* Exercise directions *
Emit a verbatim copy of the lines below from the line with "Recreate this image" through the line with "from matplotlib.patches import FancyBboxPatch", excluding pictures and everything outside that range.

* Data lines *
-----

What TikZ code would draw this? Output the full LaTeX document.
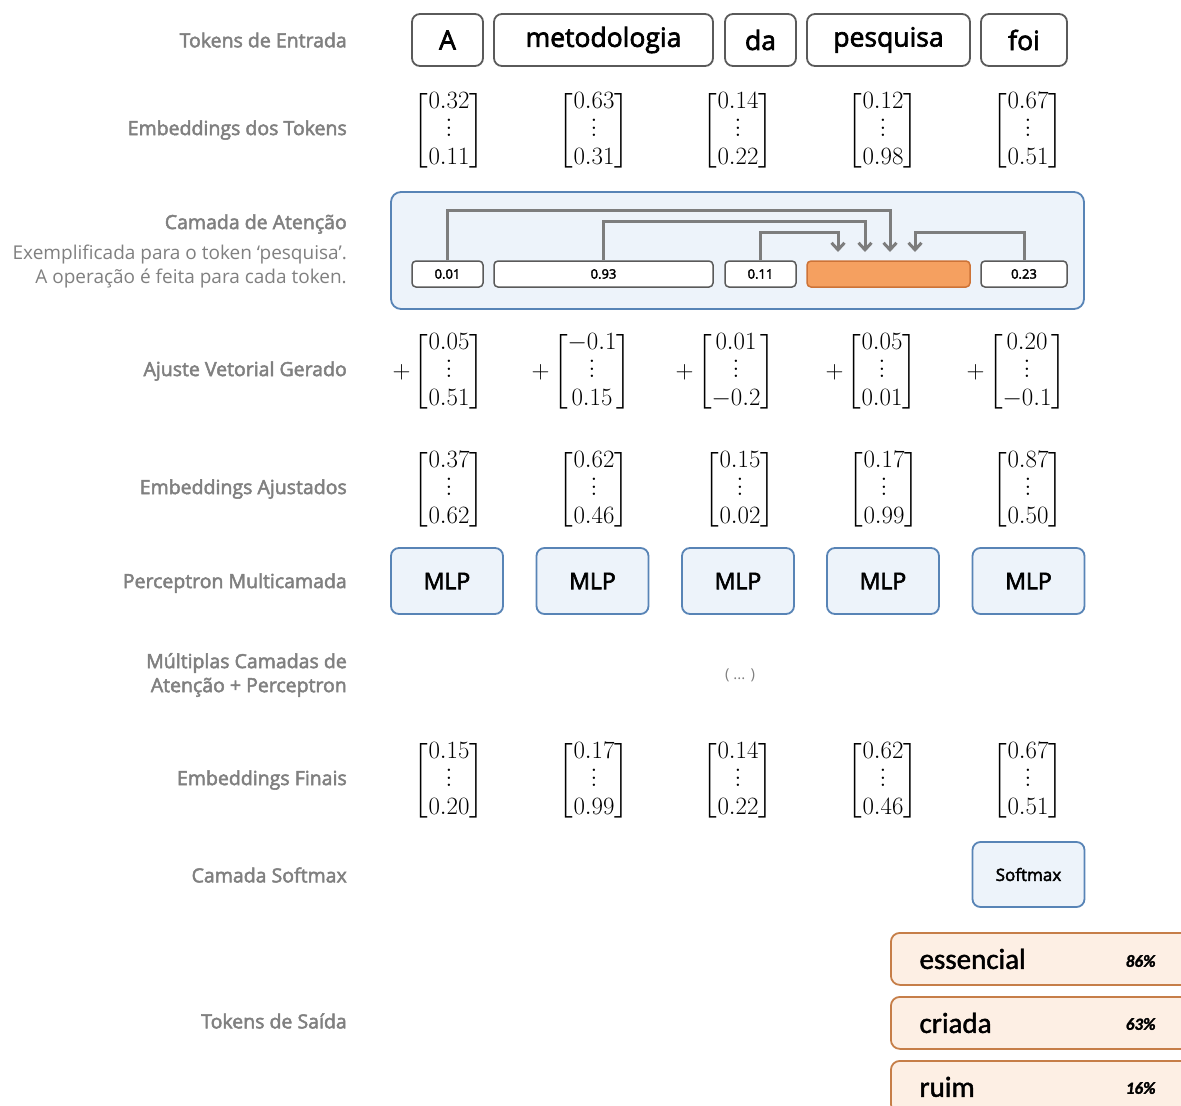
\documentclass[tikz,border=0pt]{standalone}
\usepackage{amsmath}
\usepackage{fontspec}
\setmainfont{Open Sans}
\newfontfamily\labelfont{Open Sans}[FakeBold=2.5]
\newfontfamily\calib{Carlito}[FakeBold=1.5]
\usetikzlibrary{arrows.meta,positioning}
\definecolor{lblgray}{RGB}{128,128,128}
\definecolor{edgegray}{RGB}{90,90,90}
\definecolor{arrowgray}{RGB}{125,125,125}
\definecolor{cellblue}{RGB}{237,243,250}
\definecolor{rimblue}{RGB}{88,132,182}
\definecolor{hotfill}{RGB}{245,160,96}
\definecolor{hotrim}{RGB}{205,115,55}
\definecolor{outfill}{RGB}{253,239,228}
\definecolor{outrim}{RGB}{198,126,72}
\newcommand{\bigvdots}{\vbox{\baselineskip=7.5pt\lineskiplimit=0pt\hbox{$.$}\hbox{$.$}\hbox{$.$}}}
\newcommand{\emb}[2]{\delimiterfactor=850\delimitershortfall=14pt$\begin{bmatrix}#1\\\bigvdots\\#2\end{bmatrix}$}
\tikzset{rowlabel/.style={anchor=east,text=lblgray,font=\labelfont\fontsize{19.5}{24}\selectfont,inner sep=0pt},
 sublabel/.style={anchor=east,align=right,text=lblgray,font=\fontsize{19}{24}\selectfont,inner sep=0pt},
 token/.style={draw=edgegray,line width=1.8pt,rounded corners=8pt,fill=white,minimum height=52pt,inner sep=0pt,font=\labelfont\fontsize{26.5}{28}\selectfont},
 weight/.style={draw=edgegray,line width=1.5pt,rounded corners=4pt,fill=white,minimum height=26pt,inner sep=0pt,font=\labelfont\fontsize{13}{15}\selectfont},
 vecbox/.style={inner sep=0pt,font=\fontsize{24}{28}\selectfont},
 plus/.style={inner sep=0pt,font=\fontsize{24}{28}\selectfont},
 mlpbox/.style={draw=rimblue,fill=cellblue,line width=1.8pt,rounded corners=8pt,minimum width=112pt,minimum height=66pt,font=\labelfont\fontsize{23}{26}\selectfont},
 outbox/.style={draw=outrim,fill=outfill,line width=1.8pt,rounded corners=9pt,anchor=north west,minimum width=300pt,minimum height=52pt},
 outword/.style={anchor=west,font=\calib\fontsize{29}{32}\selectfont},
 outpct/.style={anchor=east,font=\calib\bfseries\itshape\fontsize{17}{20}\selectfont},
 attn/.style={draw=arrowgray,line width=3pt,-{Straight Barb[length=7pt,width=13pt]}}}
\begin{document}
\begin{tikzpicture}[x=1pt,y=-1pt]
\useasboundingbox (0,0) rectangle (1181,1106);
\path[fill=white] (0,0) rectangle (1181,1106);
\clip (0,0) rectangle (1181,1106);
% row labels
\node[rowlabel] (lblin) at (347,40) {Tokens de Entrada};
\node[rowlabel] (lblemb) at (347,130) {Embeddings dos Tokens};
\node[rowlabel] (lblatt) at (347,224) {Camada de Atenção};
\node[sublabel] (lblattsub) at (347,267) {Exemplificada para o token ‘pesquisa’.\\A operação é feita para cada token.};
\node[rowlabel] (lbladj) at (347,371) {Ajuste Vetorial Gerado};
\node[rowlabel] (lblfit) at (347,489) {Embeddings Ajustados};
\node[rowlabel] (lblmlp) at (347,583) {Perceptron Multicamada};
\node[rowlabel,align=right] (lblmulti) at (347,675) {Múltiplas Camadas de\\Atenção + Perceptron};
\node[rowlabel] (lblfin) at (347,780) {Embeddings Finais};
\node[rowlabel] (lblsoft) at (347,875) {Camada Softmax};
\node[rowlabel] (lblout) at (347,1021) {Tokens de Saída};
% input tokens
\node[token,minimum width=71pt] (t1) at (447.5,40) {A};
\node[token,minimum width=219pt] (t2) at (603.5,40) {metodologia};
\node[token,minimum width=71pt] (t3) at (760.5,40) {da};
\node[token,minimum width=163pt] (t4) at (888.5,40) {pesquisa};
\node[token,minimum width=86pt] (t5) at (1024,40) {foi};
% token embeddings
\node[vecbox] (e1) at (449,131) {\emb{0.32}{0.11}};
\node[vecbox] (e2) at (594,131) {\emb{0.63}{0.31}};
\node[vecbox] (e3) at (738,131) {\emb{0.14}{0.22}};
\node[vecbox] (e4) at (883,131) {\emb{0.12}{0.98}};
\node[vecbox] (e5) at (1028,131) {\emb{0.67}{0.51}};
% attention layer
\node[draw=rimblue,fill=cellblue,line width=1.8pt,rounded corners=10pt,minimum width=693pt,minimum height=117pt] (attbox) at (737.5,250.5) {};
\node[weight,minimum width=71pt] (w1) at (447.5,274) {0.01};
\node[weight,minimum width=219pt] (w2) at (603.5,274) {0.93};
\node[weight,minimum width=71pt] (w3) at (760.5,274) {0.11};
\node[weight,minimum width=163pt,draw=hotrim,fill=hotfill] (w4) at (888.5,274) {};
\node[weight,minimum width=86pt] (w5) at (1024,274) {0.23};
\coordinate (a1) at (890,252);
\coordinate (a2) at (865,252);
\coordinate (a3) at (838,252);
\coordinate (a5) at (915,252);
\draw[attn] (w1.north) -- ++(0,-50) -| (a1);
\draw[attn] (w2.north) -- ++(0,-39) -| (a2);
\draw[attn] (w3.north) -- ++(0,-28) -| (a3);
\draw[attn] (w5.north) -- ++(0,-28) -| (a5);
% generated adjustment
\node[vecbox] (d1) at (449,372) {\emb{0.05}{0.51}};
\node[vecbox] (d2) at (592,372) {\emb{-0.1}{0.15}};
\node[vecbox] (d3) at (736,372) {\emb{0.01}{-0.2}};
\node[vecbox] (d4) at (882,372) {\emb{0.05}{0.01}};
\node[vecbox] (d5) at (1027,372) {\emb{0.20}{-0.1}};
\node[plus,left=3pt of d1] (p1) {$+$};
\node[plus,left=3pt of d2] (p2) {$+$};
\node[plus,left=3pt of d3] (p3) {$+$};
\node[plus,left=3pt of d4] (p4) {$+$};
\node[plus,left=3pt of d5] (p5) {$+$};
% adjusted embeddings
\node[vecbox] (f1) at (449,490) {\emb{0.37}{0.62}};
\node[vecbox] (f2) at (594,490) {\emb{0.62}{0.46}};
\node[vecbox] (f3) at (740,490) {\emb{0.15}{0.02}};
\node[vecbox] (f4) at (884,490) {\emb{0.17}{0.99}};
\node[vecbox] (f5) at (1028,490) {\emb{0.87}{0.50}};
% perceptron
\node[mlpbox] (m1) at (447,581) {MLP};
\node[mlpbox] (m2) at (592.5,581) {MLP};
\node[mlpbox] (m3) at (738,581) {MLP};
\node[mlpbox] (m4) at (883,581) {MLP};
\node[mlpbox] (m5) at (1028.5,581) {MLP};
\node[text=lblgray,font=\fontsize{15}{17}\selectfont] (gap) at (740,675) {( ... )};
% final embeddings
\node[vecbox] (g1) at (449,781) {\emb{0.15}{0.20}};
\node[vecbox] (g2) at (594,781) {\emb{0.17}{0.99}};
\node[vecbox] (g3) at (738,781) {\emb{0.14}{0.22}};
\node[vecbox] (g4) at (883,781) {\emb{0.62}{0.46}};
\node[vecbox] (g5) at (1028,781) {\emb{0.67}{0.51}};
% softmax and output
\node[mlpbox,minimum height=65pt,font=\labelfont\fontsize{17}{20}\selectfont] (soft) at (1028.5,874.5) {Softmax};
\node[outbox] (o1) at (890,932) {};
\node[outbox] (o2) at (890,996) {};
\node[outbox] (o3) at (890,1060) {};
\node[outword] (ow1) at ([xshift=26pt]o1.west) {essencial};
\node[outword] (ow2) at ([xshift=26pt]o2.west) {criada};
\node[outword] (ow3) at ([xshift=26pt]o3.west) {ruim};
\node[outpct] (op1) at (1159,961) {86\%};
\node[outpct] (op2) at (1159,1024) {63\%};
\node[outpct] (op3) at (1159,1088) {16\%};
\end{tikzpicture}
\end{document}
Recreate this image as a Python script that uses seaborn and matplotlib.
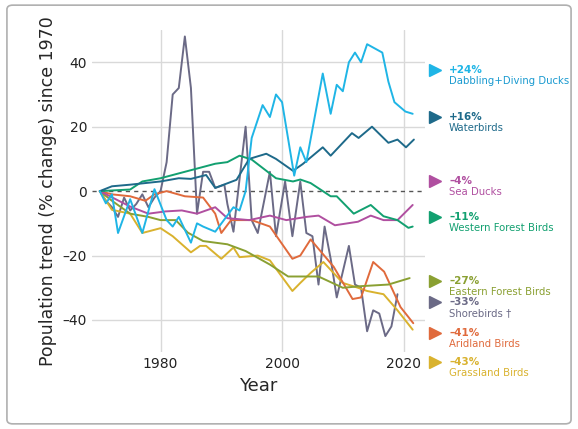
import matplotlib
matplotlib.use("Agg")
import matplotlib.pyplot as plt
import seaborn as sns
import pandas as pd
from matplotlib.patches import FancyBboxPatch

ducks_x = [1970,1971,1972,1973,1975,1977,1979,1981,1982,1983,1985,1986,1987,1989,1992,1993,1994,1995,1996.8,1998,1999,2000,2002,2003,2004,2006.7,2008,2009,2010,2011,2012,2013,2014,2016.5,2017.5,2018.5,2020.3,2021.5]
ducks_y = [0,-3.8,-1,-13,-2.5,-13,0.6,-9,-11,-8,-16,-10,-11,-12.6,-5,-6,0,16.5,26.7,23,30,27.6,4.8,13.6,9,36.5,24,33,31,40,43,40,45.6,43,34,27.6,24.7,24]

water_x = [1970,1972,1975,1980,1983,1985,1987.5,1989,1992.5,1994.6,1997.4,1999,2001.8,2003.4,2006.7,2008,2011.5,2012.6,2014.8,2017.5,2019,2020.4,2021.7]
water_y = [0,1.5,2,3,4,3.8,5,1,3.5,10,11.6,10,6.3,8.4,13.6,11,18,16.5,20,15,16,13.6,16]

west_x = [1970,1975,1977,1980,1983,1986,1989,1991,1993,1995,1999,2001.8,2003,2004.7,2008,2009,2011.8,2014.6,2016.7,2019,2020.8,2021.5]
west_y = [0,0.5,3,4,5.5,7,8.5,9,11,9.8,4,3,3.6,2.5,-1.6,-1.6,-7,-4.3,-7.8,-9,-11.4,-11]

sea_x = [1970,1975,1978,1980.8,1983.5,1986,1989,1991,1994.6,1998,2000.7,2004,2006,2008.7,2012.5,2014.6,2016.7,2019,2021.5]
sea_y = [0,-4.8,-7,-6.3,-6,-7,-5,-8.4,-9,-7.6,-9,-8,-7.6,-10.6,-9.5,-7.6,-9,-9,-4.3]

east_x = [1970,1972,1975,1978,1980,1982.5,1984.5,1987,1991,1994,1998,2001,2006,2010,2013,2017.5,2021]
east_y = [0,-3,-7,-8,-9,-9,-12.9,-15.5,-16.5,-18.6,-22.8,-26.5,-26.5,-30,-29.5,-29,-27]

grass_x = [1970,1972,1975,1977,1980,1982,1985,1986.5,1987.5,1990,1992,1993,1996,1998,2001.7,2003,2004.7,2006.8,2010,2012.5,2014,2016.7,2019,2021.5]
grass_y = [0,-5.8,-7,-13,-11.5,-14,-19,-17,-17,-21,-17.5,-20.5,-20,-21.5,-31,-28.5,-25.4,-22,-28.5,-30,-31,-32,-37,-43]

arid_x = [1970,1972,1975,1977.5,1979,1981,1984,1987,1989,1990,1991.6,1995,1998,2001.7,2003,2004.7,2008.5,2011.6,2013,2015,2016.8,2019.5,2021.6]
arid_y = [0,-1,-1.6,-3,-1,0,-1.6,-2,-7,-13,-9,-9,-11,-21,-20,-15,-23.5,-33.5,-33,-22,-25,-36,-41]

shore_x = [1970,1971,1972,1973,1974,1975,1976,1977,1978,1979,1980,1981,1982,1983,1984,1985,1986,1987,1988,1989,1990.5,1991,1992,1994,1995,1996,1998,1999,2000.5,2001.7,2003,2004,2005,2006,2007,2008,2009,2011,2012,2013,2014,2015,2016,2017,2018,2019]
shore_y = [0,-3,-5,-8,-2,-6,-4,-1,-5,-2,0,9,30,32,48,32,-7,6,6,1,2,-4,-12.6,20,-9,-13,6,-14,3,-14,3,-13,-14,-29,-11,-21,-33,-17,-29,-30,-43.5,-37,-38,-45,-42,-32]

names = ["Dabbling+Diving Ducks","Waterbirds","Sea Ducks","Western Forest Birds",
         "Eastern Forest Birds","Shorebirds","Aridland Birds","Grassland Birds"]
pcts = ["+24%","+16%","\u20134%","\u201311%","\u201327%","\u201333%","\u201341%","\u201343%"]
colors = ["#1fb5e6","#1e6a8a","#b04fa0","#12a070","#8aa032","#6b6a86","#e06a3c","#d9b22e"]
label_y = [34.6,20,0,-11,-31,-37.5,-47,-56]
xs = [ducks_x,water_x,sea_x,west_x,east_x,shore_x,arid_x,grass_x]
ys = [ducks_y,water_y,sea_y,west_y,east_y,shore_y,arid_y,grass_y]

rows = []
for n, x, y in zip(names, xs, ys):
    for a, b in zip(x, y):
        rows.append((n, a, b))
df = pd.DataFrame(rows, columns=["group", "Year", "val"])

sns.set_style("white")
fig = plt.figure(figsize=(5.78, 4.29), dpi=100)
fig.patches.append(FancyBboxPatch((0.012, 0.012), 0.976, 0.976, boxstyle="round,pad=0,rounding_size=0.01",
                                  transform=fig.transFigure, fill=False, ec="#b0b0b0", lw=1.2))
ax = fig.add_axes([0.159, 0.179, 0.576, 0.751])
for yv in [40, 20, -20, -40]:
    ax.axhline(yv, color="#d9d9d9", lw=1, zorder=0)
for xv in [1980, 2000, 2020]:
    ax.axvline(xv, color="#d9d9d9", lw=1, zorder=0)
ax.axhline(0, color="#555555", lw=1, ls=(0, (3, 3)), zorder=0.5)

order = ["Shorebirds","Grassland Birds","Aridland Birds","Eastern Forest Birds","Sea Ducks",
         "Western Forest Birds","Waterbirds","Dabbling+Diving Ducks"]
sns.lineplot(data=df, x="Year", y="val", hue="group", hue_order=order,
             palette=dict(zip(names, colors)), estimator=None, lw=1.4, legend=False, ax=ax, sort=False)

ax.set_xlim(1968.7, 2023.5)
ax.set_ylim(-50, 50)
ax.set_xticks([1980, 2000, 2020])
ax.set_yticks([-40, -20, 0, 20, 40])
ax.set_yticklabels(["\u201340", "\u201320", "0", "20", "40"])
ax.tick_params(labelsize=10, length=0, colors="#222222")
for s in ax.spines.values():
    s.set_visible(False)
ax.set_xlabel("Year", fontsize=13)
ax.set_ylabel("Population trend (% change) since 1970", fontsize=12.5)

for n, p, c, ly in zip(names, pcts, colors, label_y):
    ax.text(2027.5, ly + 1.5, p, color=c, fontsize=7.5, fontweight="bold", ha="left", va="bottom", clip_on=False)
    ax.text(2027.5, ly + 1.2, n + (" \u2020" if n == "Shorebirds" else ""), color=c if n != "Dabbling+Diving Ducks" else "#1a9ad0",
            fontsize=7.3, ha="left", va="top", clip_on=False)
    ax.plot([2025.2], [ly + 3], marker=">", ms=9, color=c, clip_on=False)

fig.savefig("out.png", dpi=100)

-----

* Solution *
Recreate this image as a Python script that uses seaborn and matplotlib.
import matplotlib
matplotlib.use("Agg")
import matplotlib.pyplot as plt
import seaborn as sns
import pandas as pd
from matplotlib.patches import FancyBboxPatch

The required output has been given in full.